(Source code of charts)
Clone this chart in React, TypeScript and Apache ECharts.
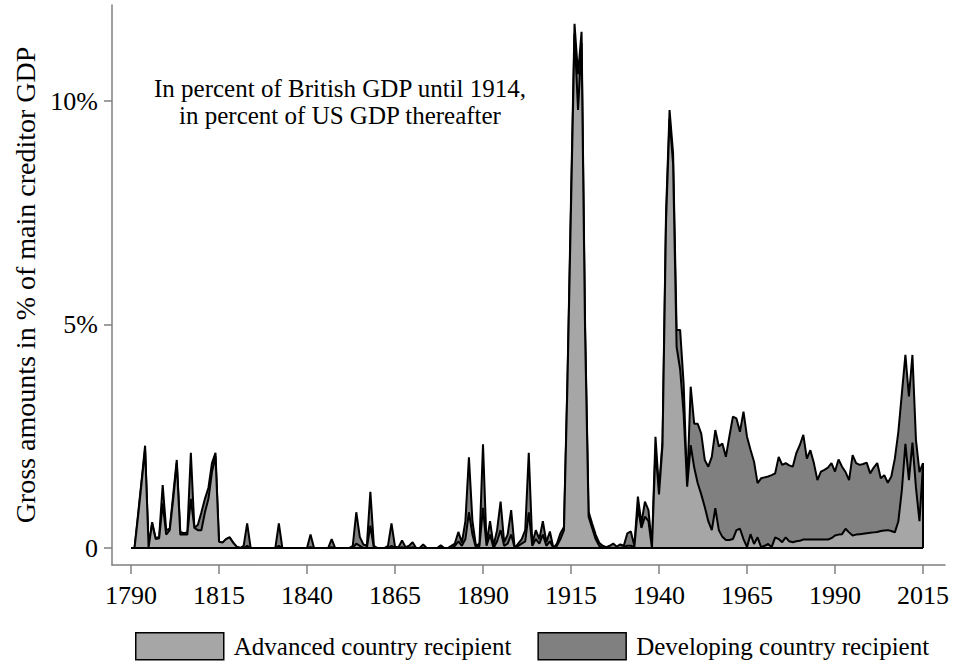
import React, { useEffect, useRef } from 'react';
import * as echarts from 'echarts';

// Annual observations, 1790-2015 (gross amounts, % of main creditor GDP)
const firstYear = 1790;

// Total (advanced + developing recipients) - outer outline
const totalAmounts = [
  // 1790s
  0, 0, 0.75, 1.5, 2.29, 0.02, 0.58, 0.22, 0.25, 1.41,
  // 1800s
  0.4, 0.43, 1.2, 1.97, 0.36, 0.33, 0.35, 2.13, 0.45, 0.52,
  // 1810s
  0.8, 1.1, 1.35, 1.9, 2.13, 0.14, 0.12, 0.2, 0.24, 0.12,
  // 1820s
  0.03, 0, 0.05, 0.55, 0, 0, 0, 0, 0, 0,
  // 1830s
  0, 0, 0.55, 0, 0, 0, 0, 0, 0, 0,
  // 1840s
  0, 0.3, 0, 0, 0, 0, 0, 0.2, 0, 0,
  // 1850s
  0, 0, 0, 0.05, 0.8, 0.25, 0.08, 0.05, 1.26, 0.05,
  // 1860s
  0, 0, 0, 0.05, 0.55, 0.03, 0.02, 0.17, 0.02, 0.05,
  // 1870s
  0.13, 0, 0, 0.08, 0, 0, 0, 0, 0.06, 0,
  // 1880s
  0, 0.05, 0.1, 0.36, 0.12, 0.6, 2.03, 0.6, 0.05, 0.1,
  // 1890s
  2.32, 0.1, 0.6, 0.05, 0.4, 1.04, 0.13, 0.3, 0.85, 0.0,
  // 1900s
  0.1, 0.2, 0.4, 2.13, 0.1, 0.4, 0.2, 0.6, 0.13, 0.37,
  // 1910s
  0.0, 0.1, 0.33, 0.47, 3.8, 7.8, 11.73, 10.6, 11.55, 5.0,
  // 1920s
  0.81, 0.55, 0.3, 0.12, 0.05, 0.02, 0.05, 0.1, 0.03, 0.08,
  // 1930s
  0.05, 0.33, 0.37, 0.05, 1.15, 0.55, 1.04, 0.85, 0.03, 2.49,
  // 1940s
  1.3, 2.4, 7.5, 9.8, 8.83, 4.88, 4.88, 3.67, 1.37, 3.61,
  // 1950s
  2.78, 2.78, 2.56, 1.97, 1.82, 2.04, 2.64, 2.27, 2.34, 2.04,
  // 1960s
  2.5, 2.94, 2.9, 2.6, 3.05, 2.49, 2.2, 1.93, 1.45, 1.56,
  // 1970s
  1.58, 1.6, 1.63, 1.67, 2.04, 1.86, 1.9, 1.85, 1.82, 2.12,
  // 1980s
  2.3, 2.53, 2.0, 2.19, 1.9, 1.52, 1.71, 1.75, 1.8, 1.9,
  // 1990s
  1.71, 1.98, 1.82, 1.7, 1.52, 2.08, 1.9, 1.86, 1.88, 1.91,
  // 2000s
  1.67, 1.8, 1.9, 1.56, 1.63, 1.46, 1.6, 2.0, 2.6, 3.46,
  // 2010s
  4.32, 3.39, 4.32, 2.42, 1.7, 1.9,
];

// Advanced country recipients - inner (light) area
const advancedAmounts = [
  // 1790s
  0, 0, 0.7, 1.45, 2.2, 0.02, 0.55, 0.2, 0.22, 1.0,
  // 1800s
  0.3, 0.4, 1.1, 1.9, 0.3, 0.3, 0.3, 1.1, 0.45, 0.4,
  // 1810s
  0.4, 0.8, 1.1, 1.7, 2.05, 0.14, 0.12, 0.2, 0.24, 0.12,
  // 1820s
  0.03, 0, 0, 0.05, 0, 0, 0, 0, 0, 0,
  // 1830s
  0, 0, 0.05, 0, 0, 0, 0, 0, 0, 0,
  // 1840s
  0, 0.02, 0, 0, 0, 0, 0, 0.02, 0, 0,
  // 1850s
  0, 0, 0, 0, 0.1, 0.05, 0, 0, 0.5, 0,
  // 1860s
  0, 0, 0, 0, 0.05, 0, 0, 0.02, 0, 0,
  // 1870s
  0.02, 0, 0, 0, 0, 0, 0, 0, 0, 0,
  // 1880s
  0, 0, 0.05, 0.15, 0.05, 0.2, 0.8, 0.3, 0, 0.05,
  // 1890s
  0.9, 0.05, 0.3, 0, 0.15, 0.4, 0.05, 0.1, 0.3, 0,
  // 1900s
  0.05, 0.1, 0.15, 0.8, 0.05, 0.2, 0.1, 0.3, 0.05, 0.15,
  // 1910s
  0, 0.05, 0.2, 0.4, 3.7, 7.6, 11.5, 9.8, 11.3, 4.8,
  // 1920s
  0.7, 0.45, 0.2, 0.05, 0, 0, 0, 0, 0, 0,
  // 1930s
  0.02, 0.05, 0.05, 0.02, 0.9, 0.45, 0.7, 0.6, 0, 2.2,
  // 1940s
  1.2, 2.3, 7.3, 9.6, 8.6, 4.5, 4.0, 3.0, 1.37, 2.3,
  // 1950s
  1.8, 1.45, 1.2, 0.92, 0.6, 0.4, 0.89, 0.4, 0.25, 0.18,
  // 1960s
  0.18, 0.2, 0.4, 0.43, 0.2, 0.02, 0.31, 0.09, 0.24, 0.02,
  // 1970s
  0.05, 0.09, 0.02, 0.24, 0.2, 0.13, 0.24, 0.15, 0.13, 0.15,
  // 1980s
  0.16, 0.19, 0.19, 0.19, 0.19, 0.19, 0.19, 0.19, 0.19, 0.22,
  // 1990s
  0.28, 0.3, 0.31, 0.43, 0.35, 0.28, 0.3, 0.31, 0.32, 0.33,
  // 2000s
  0.34, 0.35, 0.36, 0.38, 0.39, 0.4, 0.38, 0.35, 0.6, 1.3,
  // 2010s
  2.33, 1.52, 2.36, 1.35, 0.6, 1.85,
];

const xTickYears = [1790, 1815, 1840, 1865, 1890, 1915, 1940, 1965, 1990, 2015];
const yTickValues = [0, 5, 10];
const advancedName = 'Advanced country recipient';
const developingName = 'Developing country recipient';
const yTitle = 'Gross amounts in % of main creditor GDP';
const noteLines = ['In percent of British GDP until 1914,', 'in percent of US GDP thereafter'];

const serif = '"Liberation Serif", "Times New Roman", serif';
const lightGrey = '#a6a6a6';
const darkGrey = '#808080';
const axisGrey = '#7f7f7f';

export default function App() {
  const ref = useRef<HTMLDivElement>(null);

  useEffect(() => {
    if (!ref.current) return;
    const chart = echarts.init(ref.current, undefined, { renderer: 'svg' });

    const years = totalAmounts.map((_, i) => firstYear + i);
    const totalData = years.map((y, i) => [y, totalAmounts[i]]);
    const advData = years.map((y, i) => [y, advancedAmounts[i]]);
    const lastYear = years[years.length - 1];
    const lastTotal = totalAmounts[totalAmounts.length - 1];

    const option: any = {
      animation: false,
      backgroundColor: '#ffffff',
      grid: { left: 112, right: 8, top: 5, bottom: 98, containLabel: false },
      xAxis: {
        type: 'value',
        min: 1784.6,
        max: 2021.25,
        axisLine: { show: true, onZero: false, lineStyle: { color: axisGrey, width: 1.5 } },
        axisTick: {
          show: true,
          customValues: xTickYears,
          length: 9,
          lineStyle: { color: axisGrey, width: 1.5 },
        },
        axisLabel: {
          customValues: xTickYears,
          formatter: (v: number) => String(v),
          fontFamily: serif,
          fontSize: 26,
          color: '#000',
          margin: 17,
        },
        splitLine: { show: false },
      },
      yAxis: {
        type: 'value',
        min: -0.38,
        max: 12.15,
        name: yTitle,
        nameLocation: 'middle',
        nameGap: 71,
        nameTextStyle: { fontFamily: serif, fontSize: 28, color: '#000' },
        axisLine: { show: true, onZero: false, lineStyle: { color: axisGrey, width: 1.5 } },
        axisTick: {
          show: true,
          customValues: yTickValues,
          length: 8,
          lineStyle: { color: axisGrey, width: 1.5 },
        },
        axisLabel: {
          customValues: yTickValues,
          formatter: (v: number) => (v === 0 ? '0' : v + '%'),
          fontFamily: serif,
          fontSize: 26,
          color: '#000',
          margin: 14,
        },
        splitLine: { show: false },
      },
      legend: {
        data: [
          { name: advancedName, itemStyle: { color: lightGrey, borderColor: '#000', borderWidth: 1.5 } },
          { name: developingName, itemStyle: { color: darkGrey, borderColor: '#000', borderWidth: 1.5 } },
        ],
        icon: 'rect',
        left: 130,
        top: 627,
        itemWidth: 88,
        itemHeight: 27,
        itemGap: 26,
        selectedMode: false,
        textStyle: { fontFamily: serif, fontSize: 25, color: '#000', padding: [0, 0, 0, 5] },
      },
      graphic: [
        {
          type: 'text',
          x: 340,
          y: 75,
          silent: true,
          style: {
            text: noteLines.join('\n'),
            fill: '#000',
            font: `25px ${serif}`,
            textAlign: 'center',
            textVerticalAlign: 'top',
            lineHeight: 27,
          },
        },
      ],
      series: [
        {
          name: developingName,
          type: 'line',
          data: totalData,
          symbol: 'none',
          z: 2,
          lineStyle: { color: '#000', width: 2 },
          itemStyle: { color: darkGrey },
          areaStyle: { color: darkGrey, opacity: 1 },
        },
        {
          name: advancedName,
          type: 'line',
          data: advData,
          symbol: 'none',
          z: 3,
          lineStyle: { color: '#000', width: 2 },
          itemStyle: { color: lightGrey },
          areaStyle: { color: lightGrey, opacity: 1 },
          markLine: {
            silent: true,
            symbol: 'none',
            label: { show: false },
            lineStyle: { color: '#000', width: 2, type: 'solid' },
            data: [
              [{ coord: [firstYear, 0] }, { coord: [lastYear, 0] }],
              [{ coord: [lastYear, 0] }, { coord: [lastYear, lastTotal] }],
            ],
          },
        },
      ],
    };

    chart.setOption(option);
    return () => chart.dispose();
  }, []);

  return (
    <div
      ref={ref}
      style={{ position: 'fixed', left: 0, top: 0, width: 953, height: 663, background: '#fff' }}
    />
  );
}
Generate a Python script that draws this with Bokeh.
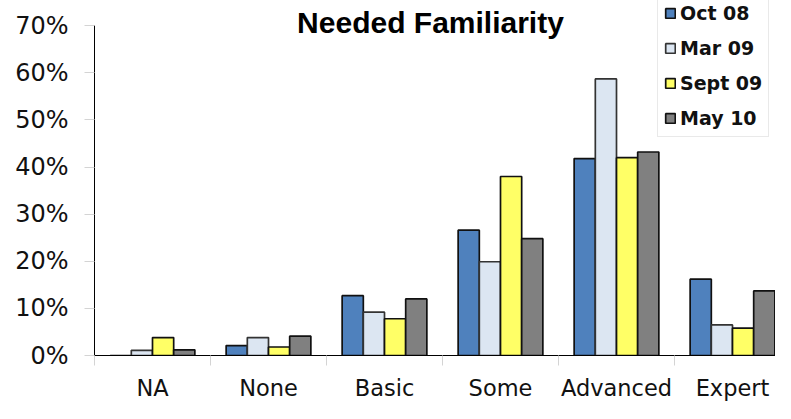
import numpy as np
from bokeh.plotting import figure
from bokeh.models import (Range1d, FixedTicker, PrintfTickFormatter, Legend, LegendItem,
                          ColumnDataSource)
from bokeh.core.properties import value
from bokeh.embed import file_html
from bokeh.resources import INLINE

# ---- data (percent) ----
categories = ["NA", "None", "Basic", "Some", "Advanced", "Expert"]
series_names = ["Oct 08", "Mar 09", "Sept 09", "May 10"]
oct08 = [0.0, 2.1, 12.7, 26.6, 41.8, 16.2]
mar09 = [1.1, 3.8, 9.2, 19.9, 58.7, 6.5]
sept09 = [3.8, 1.8, 7.8, 38.0, 42.0, 5.8]
may10 = [1.2, 4.1, 12.0, 24.8, 43.2, 13.7]
y_ticks = [0, 10, 20, 30, 40, 50, 60, 70]
title_text = "Needed Familiarity"

series_values = [oct08, mar09, sept09, may10]
fills = ["#4F81BD", "#DCE6F2", "#FFFF66", "#808080"]
outlines = ["#111111", "#333333", "#111111", "#111111"]

# ---- layout (pixels) ----
W, H = 775, 403
LEFT, BOTTOM = 94, 37
CAT_PX = 116.0          # width of one category
Y_TOP_PX = 26           # pixel row of the 70% tick
frame_w = W - LEFT
frame_h = H - BOTTOM
y_max = y_ticks[-1]
y_end = y_max * frame_h / (frame_h - Y_TOP_PX)

p = figure(width=W, height=H, output_backend="svg", toolbar_location=None,
           x_range=Range1d(0, frame_w / CAT_PX), y_range=Range1d(0, y_end),
           min_border_left=LEFT, min_border_right=0, min_border_top=0,
           min_border_bottom=BOTTOM)
p.xgrid.visible = False
p.ygrid.visible = False
p.outline_line_color = None
p.background_fill_color = "white"
p.border_fill_color = "white"

centers = np.arange(len(categories)) + 0.5

# x axis: category names at centers, light boundary ticks
p.xaxis.ticker = FixedTicker(ticks=list(centers),
                             minor_ticks=list(range(len(categories) + 1)))
p.xaxis.major_label_overrides = {float(c): n for c, n in zip(centers, categories)}
p.xaxis.axis_line_color = "black"
p.xaxis.axis_line_width = 1
p.xaxis.major_tick_line_color = None
p.xaxis.major_tick_out = 0
p.xaxis.major_tick_in = 0
p.xaxis.minor_tick_line_color = "#D4D4D4"
p.xaxis.minor_tick_line_width = 1
p.xaxis.minor_tick_out = 10
p.xaxis.minor_tick_in = 0
p.xaxis.major_label_standoff = 9
p.xaxis.major_label_text_font = "DejaVu Sans"
p.xaxis.major_label_text_font_size = "22.5px"
p.xaxis.major_label_text_color = "#111111"

# y axis
p.yaxis.ticker = FixedTicker(ticks=y_ticks, minor_ticks=[])
p.yaxis.bounds = (0, y_max)
p.yaxis.formatter = PrintfTickFormatter(format="%d%%")
p.yaxis.axis_line_color = "black"
p.yaxis.axis_line_width = 1
p.yaxis.major_tick_line_color = "#D4D4D4"
p.yaxis.major_tick_out = 10
p.yaxis.major_tick_in = 0
p.yaxis.minor_tick_line_color = None
p.yaxis.major_label_standoff = 16
p.yaxis.major_label_text_font = "DejaVu Sans"
p.yaxis.major_label_text_font_size = "24px"
p.yaxis.major_label_text_color = "#111111"

# bars
bar_w = 0.1826
items = []
for j, (name, vals) in enumerate(zip(series_names, series_values)):
    src = ColumnDataSource(dict(x=centers + (j - 1.5) * bar_w, top=vals))
    r = p.vbar(x="x", top="top", bottom=0, width=bar_w, source=src,
               fill_color=fills[j], line_color=outlines[j], line_width=1.7)
    items.append(LegendItem(label=name, renderers=[r]))

# title (placed in the free space above the 70% line)
def px_x(px):
    return (px - LEFT) / CAT_PX

def px_y(py):
    return (frame_h - py) / frame_h * y_end

p.text(x=[px_x(430)], y=[px_y(22.5)], text=[title_text],
       text_align="center", text_baseline="alphabetic",
       text_font=value("Liberation Sans"), text_font_style="bold",
       text_font_size="30px", text_color="black")

legend = Legend(items=items, location=(657 - LEFT, frame_h - 148),
                orientation="vertical",
                label_text_font="DejaVu Sans", label_text_font_style="bold",
                label_text_font_size="19px", label_text_color="#111111",
                glyph_width=12, glyph_height=12, label_standoff=4,
                label_height=24, padding=6, spacing=11, margin=0,
                border_line_color="#D4D4D4", border_line_width=1,
                background_fill_color="white", background_fill_alpha=1.0)
p.add_layout(legend)

open("out.html", "w").write(file_html(p, INLINE))
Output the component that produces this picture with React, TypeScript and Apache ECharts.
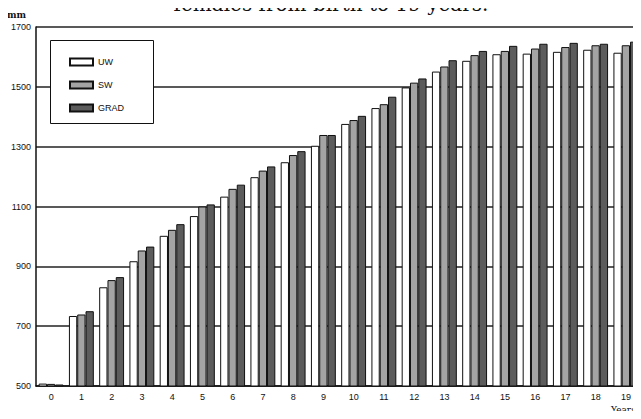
import React, { useEffect, useRef } from "react";
import * as echarts from "echarts";

const years = ["0","1","2","3","4","5","6","7","8","9","10","11","12","13","14","15","16","17","18","19"];
const uw = [508, 734, 830, 917, 1002, 1068, 1133, 1198, 1248, 1303, 1376, 1429, 1498, 1551, 1587, 1609, 1611, 1617, 1624, 1614];
const sw = [507, 739, 854, 953, 1022, 1100, 1159, 1220, 1272, 1339, 1389, 1442, 1514, 1568, 1606, 1620, 1628, 1633, 1639, 1639];
const grad = [505, 750, 864, 966, 1041, 1107, 1173, 1234, 1285, 1339, 1403, 1467, 1528, 1589, 1620, 1637, 1644, 1647, 1644, 1651];
const titleText = "females from birth to 19 years.";

export default function App() {
  const ref = useRef<HTMLDivElement>(null);
  useEffect(() => {
    if (!ref.current) return;
    const chart = echarts.init(ref.current, null, { renderer: "svg" });
    const sans = "Liberation Sans, Arial, sans-serif";
    const serif = "DejaVu Serif, serif";
    const barBase = { type: "bar", barWidth: 8.3, barGap: "0%", z: 2 };
    chart.setOption({
      animation: false,
      backgroundColor: "#fff",
      grid: { left: 36, top: 27, width: 606, height: 359, containLabel: false },
      legend: {
        orient: "vertical",
        left: 64,
        top: 51,
        z: 5,
        itemWidth: 23,
        itemHeight: 7,
        itemGap: 11,
        icon: "rect",
        textStyle: { fontFamily: sans, fontSize: 9, color: "#111", lineHeight: 12 },
        data: ["UW", "SW", "GRAD"],
      },
      xAxis: {
        type: "category",
        data: years,
        axisLine: { show: true, lineStyle: { color: "#111", width: 1.5 } },
        axisTick: { show: false },
        axisLabel: { fontFamily: sans, fontSize: 9, color: "#111", margin: 6 },
        splitLine: { show: false },
      },
      yAxis: {
        type: "value",
        min: 500,
        max: 1700,
        interval: 200,
        axisLine: { show: true, lineStyle: { color: "#111", width: 1.5 } },
        axisTick: { show: false },
        axisLabel: { fontFamily: sans, fontSize: 9, color: "#111", margin: 5, formatter: (v: number) => String(v) },
        splitLine: { show: true, lineStyle: { color: "#222", width: 1.5 } },
      },
      graphic: [
        {
          type: "rect",
          z: 4,
          shape: { x: 50.5, y: 40.5, width: 103, height: 83 },
          style: { fill: "#fff", stroke: "#111", lineWidth: 1 },
        },
        {
          type: "text",
          z: 5,
          x: 331,
          y: 3.5,
          style: { text: titleText, font: "20px " + serif, fill: "#111", textAlign: "center", textVerticalAlign: "middle" },
        },
        {
          type: "text",
          z: 5,
          x: 7,
          y: 15,
          style: { text: "mm", font: "bold 9px " + serif, fill: "#111", textAlign: "left", textVerticalAlign: "middle" },
        },
        {
          type: "text",
          z: 5,
          x: 611,
          y: 410,
          style: { text: "Years", font: "9px " + serif, fill: "#111", textAlign: "left", textVerticalAlign: "middle" },
        },
      ],
      series: [
        { ...barBase, name: "UW", data: uw, itemStyle: { color: "#ffffff", borderColor: "#111", borderWidth: 1 } },
        { ...barBase, name: "SW", data: sw, itemStyle: { color: "#a4a4a4", borderColor: "#111", borderWidth: 1 } },
        { ...barBase, name: "GRAD", data: grad, itemStyle: { color: "#5c5c5c", borderColor: "#111", borderWidth: 1 } },
      ],
    });
    return () => chart.dispose();
  }, []);
  return <div ref={ref} style={{ width: 641, height: 419, margin: -8 }} />;
}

_Exercise_:
Output word for word the lines running from the one containing "Generate a Python" to the one containing "from bokeh.resources import INLINE", both included, leaving out the pictures.

_Exercise output_:
Generate a Python script that draws this with Bokeh.
import numpy as np
from bokeh.plotting import figure
from bokeh.models import (Range1d, FixedTicker, PrintfTickFormatter, Legend, LegendItem,
                          ColumnDataSource)
from bokeh.core.properties import value
from bokeh.embed import file_html
from bokeh.resources import INLINE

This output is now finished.